Supari mengatakan, pihaknya juga yakin penyaluran pembiayaan ke segmen ultramikro bakal menjadi motor pertumbuhan ekonomi ke depan. Sebab, sektor usaha mikro berkontribusi terhadap penyerapan 109,84 juta tenaga kerja atau 89,04 persen dari total tenaga kerja dan menyumbang 37,35 persen dari produk domestik bruto (PDB) 2019.
”Dengan keberpihakan dan kebijakan yang tepat, segmen ini bisa menjadi pendorong pertumbuhan ekonomi ke depan,” ujar Supari.
”Holding” ultramikro
Untuk bisa lebih banyak menjangkau segmen ultramikro, Kementerian Badan Usaha Milik Negara pun membentuk induk usaha (holding) ultramikro yang merupakan gabungan tiga BUMN sekaligus, yakni BRI, PT Pegadaian (Persero), dan Permodalan Nasional Madani (PNM). Holding yang mulai beroperasi September 2021 ini dipimpin oleh BRI.
”Pembentukan holding ini berangkat dari masih besarnya kebutuhan akan pembiayaan di segmen ultramikro yang selama ini masih sedikit diakses sektor jasa keuangan,” ujar Wakil Menteri BUMN Kartika Wirjoatmodjo.
Direktur Utama BRI Sunarso menjelaskan, saat ini ada 45 juta nasabah ultramikro yang membutuhkan pendanaan, baik pendanaan awal maupun tambahan. Dari jumlah tersebut, sekitar 15 juta sudah disentuh oleh gabungan BRI, Pegadaian, Bank Perkreditan Rakyat (BPR), dan perusahaan teknologi finansial (tekfin). Selebihnya masih ada 30 juta lainnya yang belum tersentuh.
Dari 30 juta itu, sebanyak 5 juta nasabah lari ke rentenir yang bisa memberikan bunga 100-500 persen per tahun. Sebanyak 7 juta lainnya pinjam ke kerabat, sanak, dan saudara. Artinya, masih ada 18 juta lainnya yang benar-benar belum tersentuh.

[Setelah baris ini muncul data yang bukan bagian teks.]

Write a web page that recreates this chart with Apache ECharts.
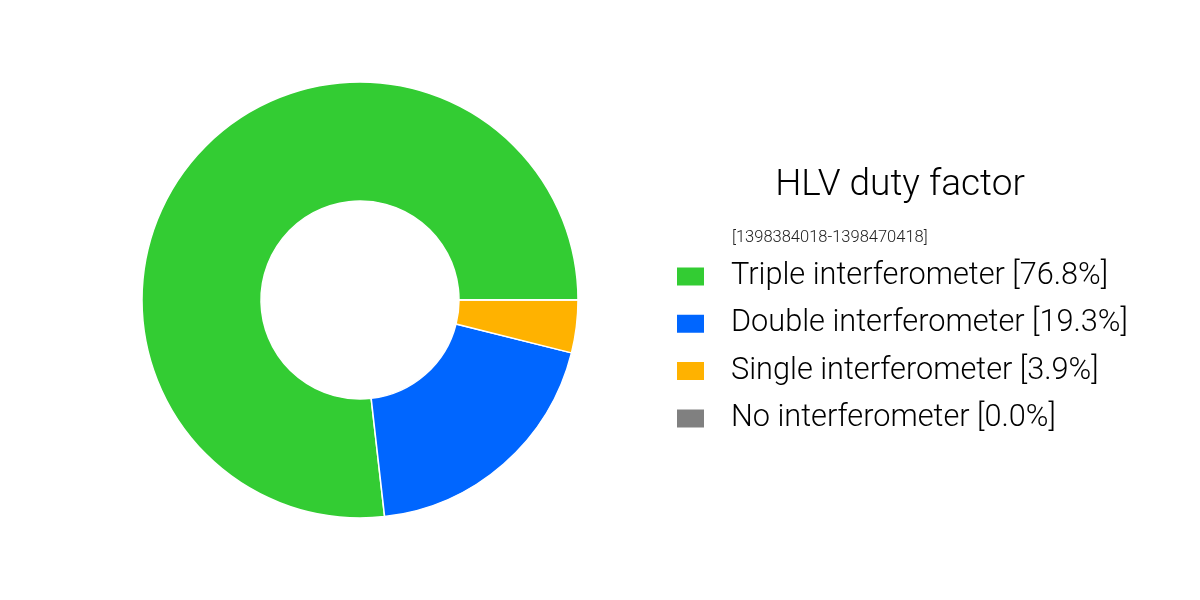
<!DOCTYPE html>
<html>
<head>
<meta charset="utf-8">
<script src="https://cdn.jsdelivr.net/npm/echarts@6/dist/echarts.min.js"></script>
<style>html,body{margin:0;padding:0;background:#fff}#c{width:1200px;height:600px}</style>
</head>
<body>
<div id="c"></div>
<script>
const categories = ['Triple interferometer', 'Double interferometer', 'Single interferometer', 'No interferometer'];
const values = [76.8, 19.3, 3.9, 0.0];
const colors = ['#33cc33', '#0066ff', '#ffb200', '#808080'];
const titleText = 'HLV duty factor';
const subtitleText = '[1398384018-1398470418]';

const chart = echarts.init(document.getElementById('c'), null, {renderer: 'canvas'});
const pctMap = {};
categories.forEach((c, i) => { pctMap[c] = values[i].toFixed(1) + '%'; });

chart.setOption({
  animation: false,
  backgroundColor: '#ffffff',
  title: [
    {text: titleText, left: 895, top: 162, textAlign: 'center',
     textStyle: {fontFamily: 'Roboto', fontWeight: 300, fontSize: 37, color: '#000'}},
    {text: subtitleText, left: 727, top: 224,
     textStyle: {fontFamily: 'Roboto', fontWeight: 300, fontSize: 16.5, color: '#222'}}
  ],
  legend: {
    orient: 'vertical',
    left: 670,
    top: 256,
    itemWidth: 29,
    itemHeight: 20,
    itemGap: 16.3,
    icon: 'rect',
    data: categories,
    formatter: name => name + ' [' + pctMap[name] + ']',
    textStyle: {fontFamily: 'Roboto', fontWeight: 300, fontSize: 30.7, color: '#000', lineHeight: 30, padding: [0, 0, 0, 21]}
  },
  series: [{
    type: 'pie',
    center: [360, 300],
    radius: [99, 218],
    startAngle: 0,
    clockwise: false,
    label: {show: false},
    labelLine: {show: false},
    emphasis: {disabled: true},
    itemStyle: {borderColor: '#ffffff', borderWidth: 1.5},
    data: categories.map((c, i) => ({name: c, value: values[i], itemStyle: {color: colors[i]}}))
  }]
});
</script>
</body>
</html>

”Holding ultramikro akan mulai masuk menyasar 18 juta nasabah itu,” ujar Sunarso.
Setelah itu, BRI akan mengajak rentenir tersebut menjadi agen resmi holding ultramikro. Mereka akan diwajibkan hanya memberikan kredit melalui holding ultramikro dan menggunakan suku bunga wajar yang telah ditetapkan. Dengan demikian, holding ini akan menjangkau lebih banyak nasabah ultramikro.
Staf Ahli Bidang Produktivitas dan Daya Saing Kementerian Koperasi dan UKM Yulius menjelaskan, selama ini ada kesenjangan antara lembaga keuangan dan pedagang ultramikro. Ini disebabkan nasabah ultramikro tidak melakukan pencatatan yang jelas soal omzet dan belanja bahan baku. Di sisi lain, lembaga keuangan memerlukan data tersebut untuk menimbang apakah pedagang itu bisa menjadi debitor atau tidak.

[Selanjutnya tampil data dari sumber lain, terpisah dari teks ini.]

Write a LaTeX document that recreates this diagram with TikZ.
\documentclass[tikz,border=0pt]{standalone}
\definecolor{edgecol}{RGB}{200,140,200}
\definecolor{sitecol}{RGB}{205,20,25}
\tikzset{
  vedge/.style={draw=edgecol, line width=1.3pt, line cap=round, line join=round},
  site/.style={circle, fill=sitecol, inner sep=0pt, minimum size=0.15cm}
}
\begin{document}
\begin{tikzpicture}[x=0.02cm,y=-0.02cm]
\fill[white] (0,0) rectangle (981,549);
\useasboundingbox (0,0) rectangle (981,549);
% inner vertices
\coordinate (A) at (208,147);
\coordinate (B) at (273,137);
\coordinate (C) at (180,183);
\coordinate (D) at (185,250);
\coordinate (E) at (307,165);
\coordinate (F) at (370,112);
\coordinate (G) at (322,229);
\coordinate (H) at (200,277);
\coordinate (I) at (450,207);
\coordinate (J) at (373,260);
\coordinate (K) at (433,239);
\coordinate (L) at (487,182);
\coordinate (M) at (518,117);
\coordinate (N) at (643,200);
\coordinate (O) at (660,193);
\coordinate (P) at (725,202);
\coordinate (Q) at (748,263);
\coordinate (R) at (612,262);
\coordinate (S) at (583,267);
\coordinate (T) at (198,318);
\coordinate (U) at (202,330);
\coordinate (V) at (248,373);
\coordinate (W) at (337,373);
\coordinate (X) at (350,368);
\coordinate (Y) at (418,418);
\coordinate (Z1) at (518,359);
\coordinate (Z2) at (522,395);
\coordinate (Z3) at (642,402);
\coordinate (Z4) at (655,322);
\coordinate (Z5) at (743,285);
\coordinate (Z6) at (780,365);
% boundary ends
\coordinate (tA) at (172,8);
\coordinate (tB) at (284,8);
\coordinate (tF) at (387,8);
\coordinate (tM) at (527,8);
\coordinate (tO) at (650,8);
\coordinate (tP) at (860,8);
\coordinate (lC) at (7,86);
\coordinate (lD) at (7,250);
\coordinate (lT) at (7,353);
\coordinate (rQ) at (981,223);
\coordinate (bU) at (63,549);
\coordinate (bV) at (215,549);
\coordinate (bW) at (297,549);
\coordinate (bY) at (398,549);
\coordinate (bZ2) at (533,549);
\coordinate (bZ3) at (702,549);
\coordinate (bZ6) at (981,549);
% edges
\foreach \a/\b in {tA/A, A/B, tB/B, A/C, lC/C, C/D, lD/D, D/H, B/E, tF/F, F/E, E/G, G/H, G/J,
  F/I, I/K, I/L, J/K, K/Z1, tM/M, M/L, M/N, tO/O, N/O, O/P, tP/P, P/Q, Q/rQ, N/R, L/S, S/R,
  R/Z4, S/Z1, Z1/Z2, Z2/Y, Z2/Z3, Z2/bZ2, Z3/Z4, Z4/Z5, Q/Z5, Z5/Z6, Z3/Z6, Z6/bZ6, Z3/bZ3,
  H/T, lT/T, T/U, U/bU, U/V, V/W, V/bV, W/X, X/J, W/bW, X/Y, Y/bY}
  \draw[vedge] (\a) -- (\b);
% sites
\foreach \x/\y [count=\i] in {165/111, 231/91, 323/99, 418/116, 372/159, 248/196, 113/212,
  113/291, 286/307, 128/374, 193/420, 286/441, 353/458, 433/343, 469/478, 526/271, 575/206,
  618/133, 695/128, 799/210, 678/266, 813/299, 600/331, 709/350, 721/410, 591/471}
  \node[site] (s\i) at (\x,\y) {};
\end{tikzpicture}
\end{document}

”Kesenjangan ini diharapkan bisa diisi oleh holding ultramikro ini,” ujar Yulius.
Bantuan pemerintah
Selain membentuk holding ultramikro, pemerintah juga memberikan bantuan subsidi kredit usaha rakyat (KUR) yang tahun ini dianggarkan sebesar Rp 373 triliun. Jumlah ini meningkat dibandingkan dengan tahun lalu yang sebesar Rp 285 triliun.
”Bantuan subsidi KUR ini untuk menurunkan biaya bunga sehingga bunganya lebih ringan,” ujar Menteri Koordinator Bidang Perekonomian Airlangga Hartarto.

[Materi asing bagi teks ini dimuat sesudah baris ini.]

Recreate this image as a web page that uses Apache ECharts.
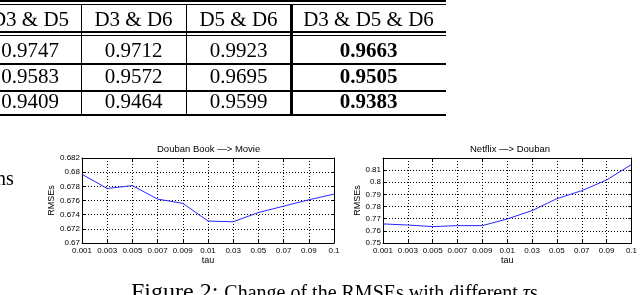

Sementara itu, Menteri Keuangan Sri Mulyani mengatakan, APBN 2022 juga masih memberikan alokasi khusus bantuan ke segmen UMKM dalam anggaran Pemulihan Ekonomi Nasional. Tahun ini anggaran ke segmen UMKM mencapai Rp 117,3 triliun, menurun dibandingkan dengan tahun lalu yang sebesar Rp 157,7 triliun.